Sierra Leonean women are no strangers to difficult times. They are very resilient, and the best of them have always come out when their backs are pressed to the world. Hear the stories of some I spoke with on the lockdowns:
Respondent 1: I understand that staying at home will help us to reduce the disease, but how are we going to feed our families? We do not have savings in the bank. I go to hawk my vegetables daily and, in the evening, I buy foodstuff and return home to prepare the day’s meal for my family. It would be difficult to survive, and we do not know how long this is going to last.
Respondent 2: I work as a nurse at the Ola During Children’s hospital and we see children daily with flu-like illnesses. Now, I am afraid to go to work because I don’t know who amongst those children is/are infected with COVID 19. We are not adequately prepared. We do not have PPE’s.
Respondent 3: As a banker, we were asked to work from home during the three-day lockdown. I received up to 50 calls a day from customers who were having transaction difficulties. If this were to continue, it would cause immeasurable stress and problems for our customers.
Respondent 4: I cannot believe this is happening to us again. God! What have we done…? I lost my first and only child during Ebola, how can we suffer from this disease again?”
Respondent 5: It is a difficult situation. In my life, I have witnessed two periods of lockdown; when we had the rebel war and when we had the Operation Western Area Surge for the Ebola, and they were not good times at all. I can only envisage a similar situation in this country.
Respondent 6: My sister, if my children became sick, where should I take them? It is reported that doctors and nurse are not going to work; we will die. Another Ebola again?”
Respondent 7: No work, no school, children cannot go out to play. It is hard because even though what the government is doing is for our safety and protection, but we don’t know how long this will last.
It is clear from these responses that women are bracing themselves for murky days ahead with dire consequences. There have been untold stories about women and girls suffering from domestic violence with consequences of prostitution, teenage pregnancy, unwanted pregnancy and school dropouts getting worse in these difficult times. In his article “Corona lockdowns expose young girls to unintended risks in Sierra Leone’ the author Mohamed Stom Koroma wrote that the aftermath of the lockdowns could be more devastating than the virus itself.

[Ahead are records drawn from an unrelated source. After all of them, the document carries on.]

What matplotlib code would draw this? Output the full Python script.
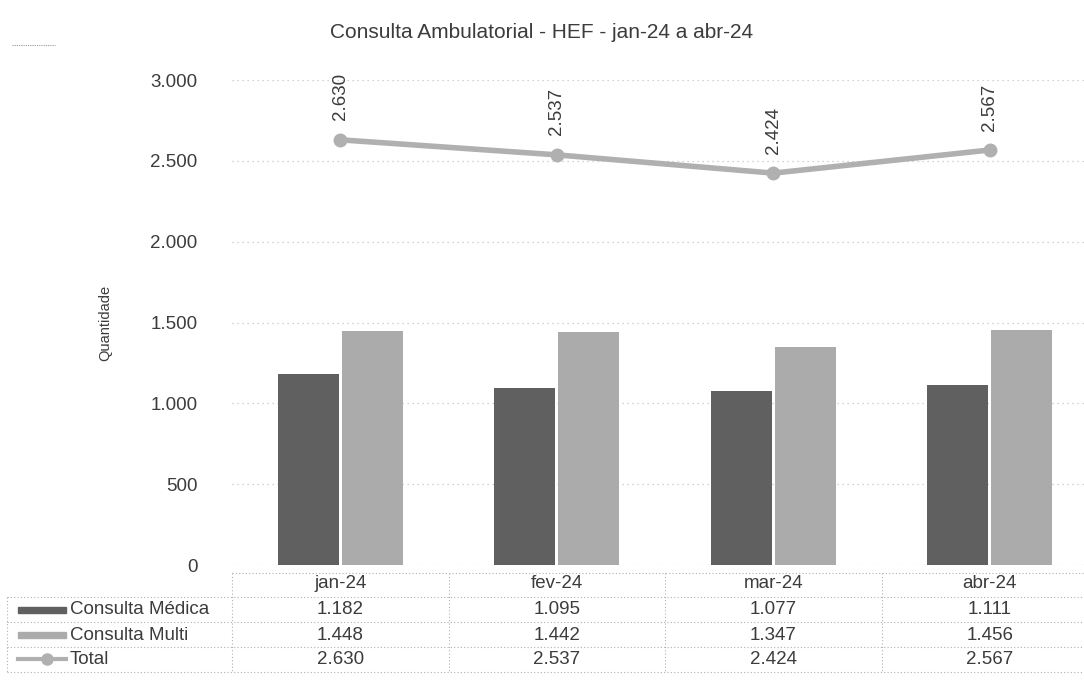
import matplotlib.pyplot as plt
from matplotlib.patches import Rectangle
from matplotlib.lines import Line2D
import matplotlib.transforms as mtransforms

plt.rcParams['font.family'] = ['Liberation Sans', 'DejaVu Sans']

months = ["jan-24", "fev-24", "mar-24", "abr-24"]
medica = [1182, 1095, 1077, 1111]
multi = [1448, 1442, 1347, 1456]
total = [2630, 2537, 2424, 2567]
series_names = ["Consulta Médica", "Consulta Multi", "Total"]
yticks = [0, 500, 1000, 1500, 2000, 2500, 3000]
ytick_labels = ["0", "500", "1.000", "1.500", "2.000", "2.500", "3.000"]


def fmt(v):
    return f"{v:,}".replace(",", ".")


dark = "#606060"
light = "#ababab"
line_c = "#b0b0b0"
txt = "#3c3c3c"
grid_c = "#c4c4c4"
fs = 13.5

W, H = 1084, 688
fig = plt.figure(figsize=(W / 100, H / 100), dpi=100)
# plot area: x 232..1098 px (right side cut off), y 80..565 px
ax = fig.add_axes([232 / W, 1 - 565 / H, 866 / W, 485 / H])

x = list(range(len(months)))
bw = 0.282
off = 0.148
ax.bar([i - off for i in x], medica, width=bw, color=dark, zorder=2)
ax.bar([i + off for i in x], multi, width=bw, color=light, zorder=2)
ax.plot(x, total, color=line_c, lw=4, marker="o", ms=9, zorder=3)
for i, v in zip(x, total):
    ax.annotate(fmt(v), (i, v), xytext=(0, 14), textcoords="offset points",
                rotation=90, ha="center", va="bottom", fontsize=fs, color=txt)

ax.set_xlim(-0.5, 3.5)
ax.set_ylim(0, 3000)
ax.set_yticks(yticks)
ax.set_yticklabels(ytick_labels, fontsize=fs, color=txt)
ax.set_xticks([])
ax.tick_params(axis="y", length=0, pad=25)
for s in ax.spines.values():
    s.set_visible(False)
ax.grid(axis="y", color=grid_c, ls=(0, (1, 3)), lw=0.9, zorder=0)
ax.set_axisbelow(True)
ax.set_ylabel("Quantidade", fontsize=10.5, color=txt, labelpad=27)

fig.text(0.5, 1 - 33 / H, "Consulta Ambulatorial - HEF - jan-24 a abr-24",
         ha="center", va="center", fontsize=15, color=txt)
fig.add_artist(Line2D([12 / W, 55 / W], [1 - 45 / H] * 2, color="#999999",
                      ls=(0, (1, 1)), lw=0.8))

# data table under the chart
tr = mtransforms.blended_transform_factory(ax.transData, fig.transFigure)
row_y = [583, 610, 635, 659]
row_lines = [573, 597, 622, 647, 672]
dot = dict(color="#b0b0b0", ls=(0, (1, 2)), lw=0.8)

for i, m in enumerate(months):
    fig.text(i, 1 - row_y[0] / H, m, transform=tr, ha="center", va="center",
             fontsize=fs, color=txt)
    for r, vals in enumerate([medica, multi, total]):
        fig.text(i, 1 - row_y[r + 1] / H, fmt(vals[i]), transform=tr,
                 ha="center", va="center", fontsize=fs, color=txt)

for k, yl in enumerate(row_lines):
    x0 = 232 / W if k == 0 else 7 / W
    fig.add_artist(Line2D([x0, 1], [1 - yl / H] * 2, **dot))
for b in [-0.5, 0.5, 1.5, 2.5]:
    fig.add_artist(Line2D([b, b], [1 - row_lines[0] / H, 1 - row_lines[-1] / H],
                          transform=tr, **dot))
fig.add_artist(Line2D([7 / W] * 2, [1 - row_lines[1] / H, 1 - row_lines[-1] / H], **dot))

sw0, sw1 = 18 / W, 66 / W
for r, name in enumerate(series_names):
    yc = 1 - row_y[r + 1] / H
    if r < 2:
        fig.add_artist(Rectangle((sw0, yc - 3 / H), sw1 - sw0, 6 / H,
                                 color=dark if r == 0 else light,
                                 transform=fig.transFigure))
    else:
        fig.add_artist(Line2D([sw0, sw1], [yc, yc], color=line_c, lw=3))
        fig.add_artist(Line2D([47 / W], [yc], color=line_c,
                              marker="o", ms=8, lw=0))
    fig.text(70 / W, yc, name, ha="left", va="center", fontsize=fs, color=txt)

fig.savefig("out.png", dpi=100)
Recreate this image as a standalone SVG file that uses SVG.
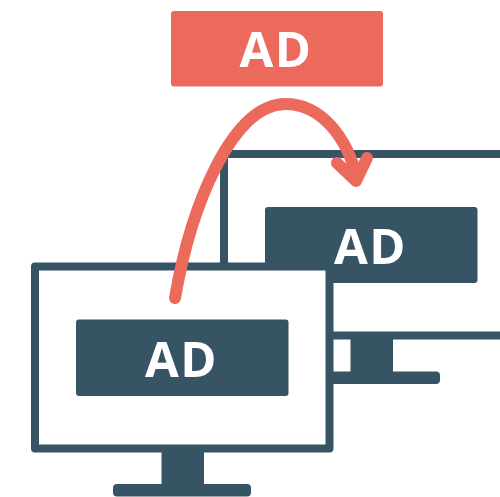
<svg xmlns="http://www.w3.org/2000/svg" width="500" height="497" viewBox="0 0 500 497">
<style>
.d{fill:#365464}
.frame{fill:#fff;stroke:#365464;stroke-width:8;stroke-linejoin:round}
.t{font-family:"Open Sans","Liberation Sans",sans-serif;font-size:49px;font-weight:700;letter-spacing:1.500px;fill:#fff;text-anchor:middle}
.a{fill:none;stroke:#ec6a5c;stroke-width:12;stroke-linecap:round;stroke-linejoin:round}
</style>
<rect width="500" height="497" fill="#fff"/>
<g id="ad-source"><rect x="171" y="11" width="212" height="75.500" rx="3" fill="#ec6a5c"/><text class="t" x="276" y="67">AD</text></g>
<g id="monitor-back">
<rect class="d" x="350.500" y="336" width="42.500" height="38"/>
<rect class="d" x="302" y="371.500" width="138" height="12.500" rx="4"/>
<rect class="frame" x="224" y="154" width="300" height="181.500"/>
<rect class="d" x="265" y="207" width="212.500" height="76" rx="3"/>
<text class="t" x="370.500" y="264">AD</text>
</g>
<g id="monitor-front">
<rect class="d" x="161.500" y="450" width="42.500" height="36"/>
<rect class="d" x="113" y="484" width="138" height="12.500" rx="4"/>
<rect class="frame" x="35" y="266.500" width="294.500" height="182"/>
<rect class="d" x="76" y="319.500" width="212.500" height="76.500" rx="3"/>
<text class="t" x="181.500" y="377">AD</text>
</g>
<g id="connectors">
<path class="a" d="M175 298C191 205 232 105 285 104C322 104 347 138 357 178"/>
<path class="a" d="M337 163L356 181L367 158"/>
</g>
</svg>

Another article making the rounds by one of Sierra Leone’s psychiatric specialist Dr Abdul Jalloh, emphasized the implications of reliving and reexperiencing traumatic events. The article identified mass panic, undue stress and apprehension as symptoms of Post-Traumatic Stress Disorder.
Although these symptoms are experienced in both sexes, women mostly react with severity when they look on helplessly at their children incapable to adequately provide food and necessities for them. Implementing lockdown is prudent in these difficult times. It, however, brings out the socioeconomic and psychosocial challenges in a poverty-stricken country where the average Sierra Leonean lives on 1 USD per day under “stable conditions”.
And for the women caught between a rock and a hard place, it comes as no surprise that the slogan now making the rounds on radio talk shows and the marketplace is, “hunger will kill us before Corona”.